Nolan and Snyder’s take on Superman begins with Jor-El (Russell Crowe) and Lara Lor-Van (Ayelet Zurer) watching the destruction of their beloved Krypton. In a bid to protect their son from the evil, marauding General Zod (Michael Shannon) Jor-El and Lara place their son in a capsule and send him to Earth.

“Man Of Steel” then flashes forward a few years to find that their son is now known as Clark Kent (Henry Cavill) and is being looked after by humble farmers, Jonathan (Kevin Costner) and Martha Kent (Diane Lane). For years, Jonathan has begged him to keep his special abilities secret, but Clarke just can’t stop himself from using them to help people.

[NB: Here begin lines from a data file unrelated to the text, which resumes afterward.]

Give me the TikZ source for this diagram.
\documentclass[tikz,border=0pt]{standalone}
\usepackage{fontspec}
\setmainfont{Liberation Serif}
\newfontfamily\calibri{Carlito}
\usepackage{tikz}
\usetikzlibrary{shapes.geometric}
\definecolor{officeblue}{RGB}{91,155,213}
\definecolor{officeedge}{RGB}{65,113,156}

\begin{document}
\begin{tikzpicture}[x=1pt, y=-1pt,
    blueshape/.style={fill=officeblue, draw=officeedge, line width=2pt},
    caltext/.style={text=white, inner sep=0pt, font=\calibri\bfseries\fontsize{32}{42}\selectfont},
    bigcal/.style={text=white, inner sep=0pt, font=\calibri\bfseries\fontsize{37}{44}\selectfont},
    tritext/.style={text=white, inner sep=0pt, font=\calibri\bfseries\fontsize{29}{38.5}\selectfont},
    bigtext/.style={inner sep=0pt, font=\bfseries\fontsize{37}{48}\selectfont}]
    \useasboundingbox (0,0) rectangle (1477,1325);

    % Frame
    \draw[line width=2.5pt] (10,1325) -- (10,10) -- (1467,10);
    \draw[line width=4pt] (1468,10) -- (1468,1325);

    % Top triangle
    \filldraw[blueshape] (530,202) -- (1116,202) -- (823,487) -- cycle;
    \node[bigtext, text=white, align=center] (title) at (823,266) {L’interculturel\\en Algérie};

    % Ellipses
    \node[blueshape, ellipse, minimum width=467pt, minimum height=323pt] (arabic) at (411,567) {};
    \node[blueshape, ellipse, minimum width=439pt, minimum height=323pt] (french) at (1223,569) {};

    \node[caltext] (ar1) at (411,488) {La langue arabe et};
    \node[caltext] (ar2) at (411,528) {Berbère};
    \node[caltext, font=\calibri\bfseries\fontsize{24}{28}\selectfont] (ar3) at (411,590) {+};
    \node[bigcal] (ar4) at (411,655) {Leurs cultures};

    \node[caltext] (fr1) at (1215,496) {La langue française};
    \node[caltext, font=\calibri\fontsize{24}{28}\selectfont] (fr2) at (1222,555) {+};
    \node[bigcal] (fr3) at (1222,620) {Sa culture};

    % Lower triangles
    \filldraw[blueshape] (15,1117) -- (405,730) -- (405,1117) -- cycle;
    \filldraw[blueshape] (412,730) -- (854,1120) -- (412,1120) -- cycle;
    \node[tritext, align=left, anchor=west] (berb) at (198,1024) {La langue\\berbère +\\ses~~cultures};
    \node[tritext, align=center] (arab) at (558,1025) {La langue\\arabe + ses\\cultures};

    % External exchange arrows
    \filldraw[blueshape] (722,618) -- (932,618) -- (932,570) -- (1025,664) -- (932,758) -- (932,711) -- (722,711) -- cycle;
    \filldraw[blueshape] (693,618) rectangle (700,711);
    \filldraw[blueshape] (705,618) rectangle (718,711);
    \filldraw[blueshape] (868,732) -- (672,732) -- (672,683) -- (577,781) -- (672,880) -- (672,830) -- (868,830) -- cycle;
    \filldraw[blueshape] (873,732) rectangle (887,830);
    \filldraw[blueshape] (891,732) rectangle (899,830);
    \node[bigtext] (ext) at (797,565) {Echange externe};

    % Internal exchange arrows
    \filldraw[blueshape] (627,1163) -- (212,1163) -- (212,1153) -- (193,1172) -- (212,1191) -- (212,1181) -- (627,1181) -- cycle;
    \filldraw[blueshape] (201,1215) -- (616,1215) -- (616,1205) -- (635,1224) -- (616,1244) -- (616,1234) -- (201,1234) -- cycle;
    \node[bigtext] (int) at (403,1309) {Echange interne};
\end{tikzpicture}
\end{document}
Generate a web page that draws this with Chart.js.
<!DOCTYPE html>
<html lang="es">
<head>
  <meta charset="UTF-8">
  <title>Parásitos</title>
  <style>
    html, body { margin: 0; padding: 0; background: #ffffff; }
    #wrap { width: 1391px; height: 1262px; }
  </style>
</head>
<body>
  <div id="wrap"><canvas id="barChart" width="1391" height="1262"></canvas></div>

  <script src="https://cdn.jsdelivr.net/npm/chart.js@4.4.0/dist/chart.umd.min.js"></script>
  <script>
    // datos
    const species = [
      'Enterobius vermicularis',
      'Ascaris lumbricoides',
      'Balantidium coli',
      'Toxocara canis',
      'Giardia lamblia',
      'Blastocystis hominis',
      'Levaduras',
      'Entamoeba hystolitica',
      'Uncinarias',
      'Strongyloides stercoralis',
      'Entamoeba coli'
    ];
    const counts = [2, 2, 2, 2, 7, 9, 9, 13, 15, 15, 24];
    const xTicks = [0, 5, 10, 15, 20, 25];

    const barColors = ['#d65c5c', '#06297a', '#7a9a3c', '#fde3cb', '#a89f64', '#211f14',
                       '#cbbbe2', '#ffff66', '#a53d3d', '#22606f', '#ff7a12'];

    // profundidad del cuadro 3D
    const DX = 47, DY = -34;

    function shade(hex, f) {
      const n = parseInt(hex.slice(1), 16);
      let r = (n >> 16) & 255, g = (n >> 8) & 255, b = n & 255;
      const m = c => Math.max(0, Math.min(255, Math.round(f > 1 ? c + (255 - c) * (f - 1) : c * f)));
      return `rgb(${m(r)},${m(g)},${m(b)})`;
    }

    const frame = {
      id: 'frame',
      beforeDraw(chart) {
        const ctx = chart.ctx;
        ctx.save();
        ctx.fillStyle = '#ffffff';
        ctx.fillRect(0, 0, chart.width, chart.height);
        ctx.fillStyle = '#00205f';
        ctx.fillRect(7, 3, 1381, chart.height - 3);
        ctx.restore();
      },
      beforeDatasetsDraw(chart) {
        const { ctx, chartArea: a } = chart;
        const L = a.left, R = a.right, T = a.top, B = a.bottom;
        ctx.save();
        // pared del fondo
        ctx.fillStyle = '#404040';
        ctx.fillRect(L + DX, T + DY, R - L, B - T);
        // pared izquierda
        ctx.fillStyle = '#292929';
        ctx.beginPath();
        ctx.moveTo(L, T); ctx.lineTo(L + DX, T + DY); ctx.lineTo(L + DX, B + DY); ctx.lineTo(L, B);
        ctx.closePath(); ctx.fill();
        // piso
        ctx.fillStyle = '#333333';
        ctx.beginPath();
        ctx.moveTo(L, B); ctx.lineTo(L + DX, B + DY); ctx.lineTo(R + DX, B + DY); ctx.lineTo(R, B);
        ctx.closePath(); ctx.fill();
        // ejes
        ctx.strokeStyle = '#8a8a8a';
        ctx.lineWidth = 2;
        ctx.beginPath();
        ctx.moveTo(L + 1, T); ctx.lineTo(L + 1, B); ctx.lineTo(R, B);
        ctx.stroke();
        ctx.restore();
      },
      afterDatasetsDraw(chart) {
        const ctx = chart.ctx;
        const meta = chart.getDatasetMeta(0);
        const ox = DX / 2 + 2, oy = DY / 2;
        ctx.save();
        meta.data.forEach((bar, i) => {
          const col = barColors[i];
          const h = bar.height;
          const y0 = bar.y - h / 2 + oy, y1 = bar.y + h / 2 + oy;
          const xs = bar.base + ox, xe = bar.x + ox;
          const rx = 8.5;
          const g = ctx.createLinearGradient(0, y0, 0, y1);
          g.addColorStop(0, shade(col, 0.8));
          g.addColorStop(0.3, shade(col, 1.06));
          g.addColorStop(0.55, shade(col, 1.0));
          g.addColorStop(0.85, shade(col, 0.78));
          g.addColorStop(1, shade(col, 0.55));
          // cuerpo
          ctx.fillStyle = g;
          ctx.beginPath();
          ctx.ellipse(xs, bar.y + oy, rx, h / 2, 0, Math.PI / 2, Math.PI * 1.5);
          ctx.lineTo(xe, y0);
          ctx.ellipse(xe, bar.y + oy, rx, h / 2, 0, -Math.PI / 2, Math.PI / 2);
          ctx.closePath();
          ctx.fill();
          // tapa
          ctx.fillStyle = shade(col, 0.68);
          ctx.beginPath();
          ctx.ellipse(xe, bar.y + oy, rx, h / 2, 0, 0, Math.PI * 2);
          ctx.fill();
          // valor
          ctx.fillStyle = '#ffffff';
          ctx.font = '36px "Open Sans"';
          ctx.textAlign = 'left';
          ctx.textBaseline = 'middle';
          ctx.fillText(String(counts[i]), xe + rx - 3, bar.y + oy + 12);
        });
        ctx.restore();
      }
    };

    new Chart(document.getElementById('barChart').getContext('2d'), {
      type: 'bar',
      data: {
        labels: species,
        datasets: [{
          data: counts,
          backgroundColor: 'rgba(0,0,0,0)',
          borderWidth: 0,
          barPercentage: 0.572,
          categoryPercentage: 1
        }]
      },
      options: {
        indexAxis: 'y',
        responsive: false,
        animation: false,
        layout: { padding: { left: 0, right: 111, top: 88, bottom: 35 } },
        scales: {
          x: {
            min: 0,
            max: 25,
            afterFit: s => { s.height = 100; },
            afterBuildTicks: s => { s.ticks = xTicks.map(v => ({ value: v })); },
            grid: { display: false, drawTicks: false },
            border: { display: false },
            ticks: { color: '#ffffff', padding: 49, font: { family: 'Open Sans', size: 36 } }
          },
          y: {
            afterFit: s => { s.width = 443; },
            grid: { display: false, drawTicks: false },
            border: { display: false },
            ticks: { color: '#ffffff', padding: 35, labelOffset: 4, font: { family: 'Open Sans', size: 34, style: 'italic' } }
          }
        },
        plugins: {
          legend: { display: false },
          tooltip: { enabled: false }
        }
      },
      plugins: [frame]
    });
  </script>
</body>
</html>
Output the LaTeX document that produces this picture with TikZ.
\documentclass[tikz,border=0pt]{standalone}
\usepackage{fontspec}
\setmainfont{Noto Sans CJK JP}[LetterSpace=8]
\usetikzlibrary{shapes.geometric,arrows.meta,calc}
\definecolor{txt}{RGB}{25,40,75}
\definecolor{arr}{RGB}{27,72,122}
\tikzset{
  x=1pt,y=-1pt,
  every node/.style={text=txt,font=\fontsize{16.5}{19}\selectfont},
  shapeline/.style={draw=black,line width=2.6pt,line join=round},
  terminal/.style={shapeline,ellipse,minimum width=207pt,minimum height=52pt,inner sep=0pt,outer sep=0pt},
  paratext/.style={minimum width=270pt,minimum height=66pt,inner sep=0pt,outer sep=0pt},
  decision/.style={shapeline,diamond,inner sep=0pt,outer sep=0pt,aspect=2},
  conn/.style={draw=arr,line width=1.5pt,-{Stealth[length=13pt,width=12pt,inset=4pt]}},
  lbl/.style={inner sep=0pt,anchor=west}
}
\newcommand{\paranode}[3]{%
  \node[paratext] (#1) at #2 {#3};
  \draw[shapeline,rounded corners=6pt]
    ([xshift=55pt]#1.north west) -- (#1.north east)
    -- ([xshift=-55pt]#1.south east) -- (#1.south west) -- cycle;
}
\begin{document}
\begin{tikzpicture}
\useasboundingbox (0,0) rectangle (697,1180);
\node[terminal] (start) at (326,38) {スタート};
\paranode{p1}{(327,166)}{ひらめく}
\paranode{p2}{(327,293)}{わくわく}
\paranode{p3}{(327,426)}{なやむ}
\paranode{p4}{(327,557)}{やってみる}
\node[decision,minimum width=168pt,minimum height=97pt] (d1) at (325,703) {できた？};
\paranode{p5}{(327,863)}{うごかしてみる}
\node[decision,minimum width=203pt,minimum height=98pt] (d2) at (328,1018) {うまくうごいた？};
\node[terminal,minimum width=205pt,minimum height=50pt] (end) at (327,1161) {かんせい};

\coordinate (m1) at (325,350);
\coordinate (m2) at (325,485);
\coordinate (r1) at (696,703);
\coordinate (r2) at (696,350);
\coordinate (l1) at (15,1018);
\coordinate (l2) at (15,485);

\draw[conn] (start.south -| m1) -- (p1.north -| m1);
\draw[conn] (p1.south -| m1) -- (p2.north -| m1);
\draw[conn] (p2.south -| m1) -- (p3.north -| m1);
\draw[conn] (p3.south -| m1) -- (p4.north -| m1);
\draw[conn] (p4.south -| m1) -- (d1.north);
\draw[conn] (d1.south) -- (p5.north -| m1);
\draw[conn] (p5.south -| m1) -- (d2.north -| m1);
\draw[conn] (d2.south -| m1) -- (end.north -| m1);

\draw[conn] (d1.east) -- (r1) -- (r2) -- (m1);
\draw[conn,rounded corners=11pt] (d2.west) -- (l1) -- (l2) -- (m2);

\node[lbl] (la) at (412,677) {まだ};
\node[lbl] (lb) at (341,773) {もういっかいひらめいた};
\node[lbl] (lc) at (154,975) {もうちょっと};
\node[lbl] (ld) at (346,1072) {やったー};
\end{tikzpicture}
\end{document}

As a result, he, at times, draws the attention of others and, as he tries to find his real father, soon has award winning investigative journalist Lois Lane (Amy Adams) seeking out information about him. But all that pails into insignificance when General Zod arrives and demands that Clarke be handed over to him.

Perhaps the most impressive thing that Snyder has managed to do with “Man Of Steel” is incorporate some epic violent fight scenes into a film, that, at its heart, still feels like a indie film. Not only is this reflected in its soundtrack, with the use of artists such as Allison Crowe, but also in its visual style and general script – just like so many indie films, this is largely a film about a man searching where he came from.

This change in the usual comic book style certainly doesn’t get in the way of Snyder creating some epic battle/fight scenes. The Superman versus Zod fights are what comic book fans have been craving for years. If they didn’t, they wouldn’t have spent so much time speculating who would win such battles during visits to comic book shots. The thing that makes these scenes look so brilliant is the fact that Snyder has made them look so natural; the special effects are impressive, but they never ever distract their audience.

When it comes to the acting in “Man Of Steel,” the cast are given an absolute dream ride throughout the film. Russell Crowe seems to breeze through his scenes without losing any of Jor-El authoritarian style and, while Michael Shannon doesn’t reach the dizzy heights he did with “Take Shelter,” his performance is remarkably better than the one he gave in the recent “Premium Rush.” Likewise, Amy Adams and Kevin Costner are underused, but the young Henry Cavill does step up. Early on, he does seem a bit over-awed by the role that he playing, but as the film goes on, he seems to get a better understanding of the brooding Kal-El. You can clearly see that he is an actor who will only get better over time. Credit must also be paid to Christopher Meloni who at last gets to show his talent outside of “Law & Order”… and he does a good job.

“Man Of Steel” is one of those films that will divide audiences and critics alike. Those who are not familiar with the tones or storylines of the comics may struggle to fully appreciate the film, but those who are massive Superman fans are going to be in superhero paradise as they lap up this film. Now bring on “Justice League”!